Visão do Correio

Visão do Correio: Um vizinho bem trapalhão

É inimaginável nas relações bilaterais entre países vizinhos, como Brasil e Argentina, um presidente visitar o outro país sem se encontrar com o dono da casa e, ainda por cima, agredi-lo verbalmente

Presidentes histriônicos e dispostos a resolver os problemas com declarações bombásticas e atos de repercussão não são privilégio de nenhum país latino-americano, nós também já passamos por isso. Mas o que está sendo feito pelo presidente da Argentina, Javier Milei, em relação ao presidente Luiz Inácio Lula da Silva passa de todos os limites. Nosso vizinho chega hoje a Santa Catarina para participar de um encontro de lideranças e partidos de extrema-direita, amanhã, no Balneário Camboriú, a convite do ex-presidente Jair Bolsonaro, sem sequer passar por Brasília.

É inimaginável nas relações bilaterais entre países vizinhos, como Brasil e Argentina, um presidente visitar o outro país sem se encontrar com o dono da casa e, ainda por cima, agredi-lo verbalmente. Há regras do jogo que precisam ser respeitadas na convivência entre os vizinhos, até mesmo nos condomínios. Após a derrota na guerra das Malvinas, contra o Reino Unido, os argentinos se aproximaram muito dos brasileiros. O confronto levou ao estreitamento das relações estratégicas entre os dois países, inclusive no plano da cooperação nuclear.

Não tem sentido jogar fora tudo o que foi construído em termos de amizade e cooperação. Entretanto, Milei ataca Lula grosseiramente desde antes de ser eleito. Tudo bem, havia uma campanha eleitoral e o petista apoiava o candidato oficial, o peronista Sergio Massa. Mas a eleição foi ganha por Milei. Mesmo ofendido por ele, o presidente Lula prontamente reconheceu sua vitória, e o Itamaraty tratou de manter as relações diplomáticas com a Argentina nos patamares consolidados historicamente.

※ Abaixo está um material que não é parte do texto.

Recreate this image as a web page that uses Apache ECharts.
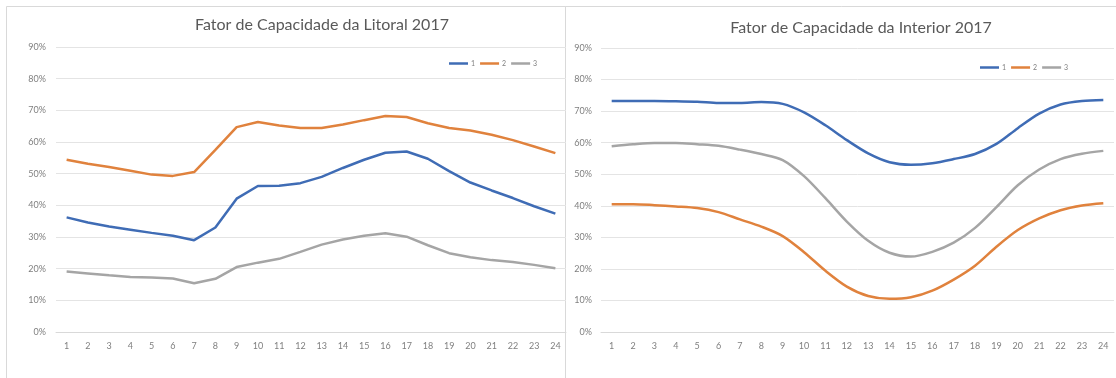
<!DOCTYPE html>
<html>
<head>
<meta charset="utf-8">
<script src="https://cdn.jsdelivr.net/npm/echarts@6/dist/echarts.min.js"></script>
<style>
  html, body { margin: 0; padding: 0; background: #fff; }
  #chart { width: 1116px; height: 378px; }
</style>
</head>
<body>
<div id="chart"></div>
<script>
// Hours of the day
const hours = ['1','2','3','4','5','6','7','8','9','10','11','12','13','14','15','16','17','18','19','20','21','22','23','24'];

// Capacity factor (%) — Litoral region
const litoral1 = [36.2, 34.6, 33.3, 32.3, 31.3, 30.4, 29.0, 33.0, 42.1, 46.1, 46.2, 47.0, 49.0, 51.8, 54.4, 56.6, 57.0, 54.7, 50.8, 47.2, 44.7, 42.3, 39.7, 37.4];
const litoral2 = [54.4, 53.1, 52.1, 50.9, 49.7, 49.3, 50.5, 57.5, 64.7, 66.3, 65.2, 64.4, 64.4, 65.5, 66.9, 68.2, 67.9, 65.9, 64.4, 63.6, 62.3, 60.6, 58.6, 56.5];
const litoral3 = [19.1, 18.5, 17.9, 17.4, 17.2, 16.9, 15.4, 16.8, 20.5, 21.9, 23.1, 25.3, 27.6, 29.2, 30.4, 31.2, 30.1, 27.4, 24.9, 23.6, 22.7, 22.1, 21.2, 20.1];

// Capacity factor (%) — Interior region
const interior1 = [73.2, 73.2, 73.2, 73.1, 73.0, 72.6, 72.6, 72.9, 72.3, 69.6, 65.5, 60.8, 56.6, 53.8, 53.0, 53.5, 54.8, 56.4, 59.6, 64.6, 69.2, 72.1, 73.2, 73.5];
const interior2 = [40.5, 40.5, 40.2, 39.8, 39.3, 38.0, 35.7, 33.4, 30.4, 25.3, 19.4, 14.4, 11.4, 10.5, 11.0, 13.1, 16.6, 21.0, 27.0, 32.3, 36.0, 38.6, 40.1, 40.8];
const interior3 = [58.9, 59.5, 59.9, 59.9, 59.5, 59.0, 57.8, 56.4, 54.5, 49.4, 42.4, 35.0, 28.9, 25.1, 23.9, 25.4, 28.3, 33.0, 39.6, 46.5, 51.5, 54.8, 56.5, 57.4];

// Y axis ticks (%)
const yMin = 0, yMax = 90, yStep = 10;

const colors = ['#3F6CB5', '#E0823D', '#A5A5A5'];
const font = 'Lato, "Open Sans", "Liberation Sans", sans-serif';

function xAxis(gridIndex) {
  return {
    type: 'category', gridIndex, data: hours, boundaryGap: true,
    axisLine: { show: true, lineStyle: { color: '#d9d9d9', width: 1 } },
    axisTick: { show: false },
    axisLabel: { color: '#7f7f7f', fontSize: 9, fontFamily: font, margin: 10 }
  };
}
function yAxis(gridIndex, margin) {
  return {
    type: 'value', gridIndex, min: yMin, max: yMax, interval: yStep,
    axisLine: { show: false }, axisTick: { show: false },
    splitLine: { lineStyle: { color: '#e4e4e4', width: 1 } },
    axisLabel: { color: '#7f7f7f', fontSize: 9, fontFamily: font, margin, formatter: '{value}%' }
  };
}
function line(name, data, idx, smooth) {
  return {
    name, type: 'line', data, xAxisIndex: idx, yAxisIndex: idx,
    smooth, showSymbol: false, symbol: 'none',
    lineStyle: { width: 2.5, color: colors[+name - 1] },
    itemStyle: { color: colors[+name - 1] },
    emphasis: { disabled: true }, animation: false
  };
}
function legend(left, top) {
  return {
    left, top, orient: 'horizontal', itemWidth: 19, itemHeight: 2.5, itemGap: 5,
    icon: 'rect', padding: 0,
    textStyle: { fontSize: 7, color: '#7f7f7f', fontFamily: font, padding: [0, 0, 0, -2] },
    data: ['1', '2', '3']
  };
}

const chart = echarts.init(document.getElementById('chart'), null, { renderer: 'canvas' });
chart.setOption({
  animation: false,
  backgroundColor: '#ffffff',
  title: [
    { text: 'Fator de Capacidade da Litoral 2017', left: 322, top: 17, textAlign: 'center', padding: 0,
      textStyle: { fontSize: 16, fontWeight: 'normal', color: '#595959', fontFamily: font } },
    { text: 'Fator de Capacidade da Interior 2017', left: 861, top: 20, textAlign: 'center', padding: 0,
      textStyle: { fontSize: 16, fontWeight: 'normal', color: '#595959', fontFamily: font } }
  ],
  legend: [legend(449, 60), legend(980, 64)],
  grid: [
    { left: 56, right: 550, top: 47, bottom: 46 },
    { left: 601, right: 2, top: 48, bottom: 46 }
  ],
  xAxis: [xAxis(0), xAxis(1)],
  yAxis: [yAxis(0, 10), yAxis(1, 9)],
  series: [
    line('1', litoral1, 0, false),
    line('2', litoral2, 0, false),
    line('3', litoral3, 0, false),
    line('1', interior1, 1, 0.3),
    line('2', interior2, 1, 0.3),
    line('3', interior3, 1, 0.3)
  ],
  graphic: [
    { type: 'rect', silent: true, z: -1, shape: { x: 6.5, y: 6.5, width: 559, height: 420 },
      style: { fill: 'none', stroke: '#d9d9d9', lineWidth: 1 } },
    { type: 'rect', silent: true, z: -1, shape: { x: 565.5, y: 6.5, width: 600, height: 420 },
      style: { fill: 'none', stroke: '#d9d9d9', lineWidth: 1 } }
  ]
});
</script>
</body>
</html>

Além do atrito pessoal, acontece que Milei opera um giro radical na política externa da Argentina, muito preocupante porque pode prejudicar, e muito, os países vizinhos. É o caso, por exemplo, de não comparecer à reunião de cúpula de chefes de Estado do Mercosul, na próxima segunda-feira, em Assunção, no Paraguai, e a sua anunciada intenção de deixar o bloco e abandonar as negociações do acordo com a União Europeia.

No fim de semana, num encontro de políticos de extrema-direita em Balneário Camboriú (SC), Milei deve se encontrar com o ex-presidente Jair Bolsonaro. É sua primeira visita ao país e passará longe do que seria o protocolo de uma visita presidencial, na qual, certamente, seria recebido com toda pompa no Palácio do Planalto, apesar de todas as divergências com Lula.

Há um profundo abismo ideológico entre eles, é certo. O presidente argentino é um político de ultradireita que discorda de Lula em quase tudo: política externa, política econômica, políticas sociais etc. Nada disso importa para as relações formais e os tratados assinados entre os dois países, a não ser que sejam rompidos. Xingar o presidente brasileiro e prestigiar um evento de oposição em território nacional, ainda que em Santa Catarina, um terreno politicamente minado para Lula, é uma desfeita inédita na história das relações Brasil-Argentina.

Milei tem alguns motivos de queixa, por causa do posicionamento Lula durante a campanha eleitoral, mas sua resposta está sendo muito desproporcional, não apenas porque fere o decoro das relações diplomáticas, mas também pelo desrespeito com os brasileiros.

O presidente argentino vem tendo um comportamento que foge aos padrões da política internacional. Seu problema não é apenas com o presidente Lula. Agride também outros chefes de Estado que se alinham à esquerda, sempre com grosserias. É o caso de Pedro Sanches, primeiro-ministro da Espanha, cuja mulher Milei chamou de corrupta durante encontro de políticos de direita naquele país.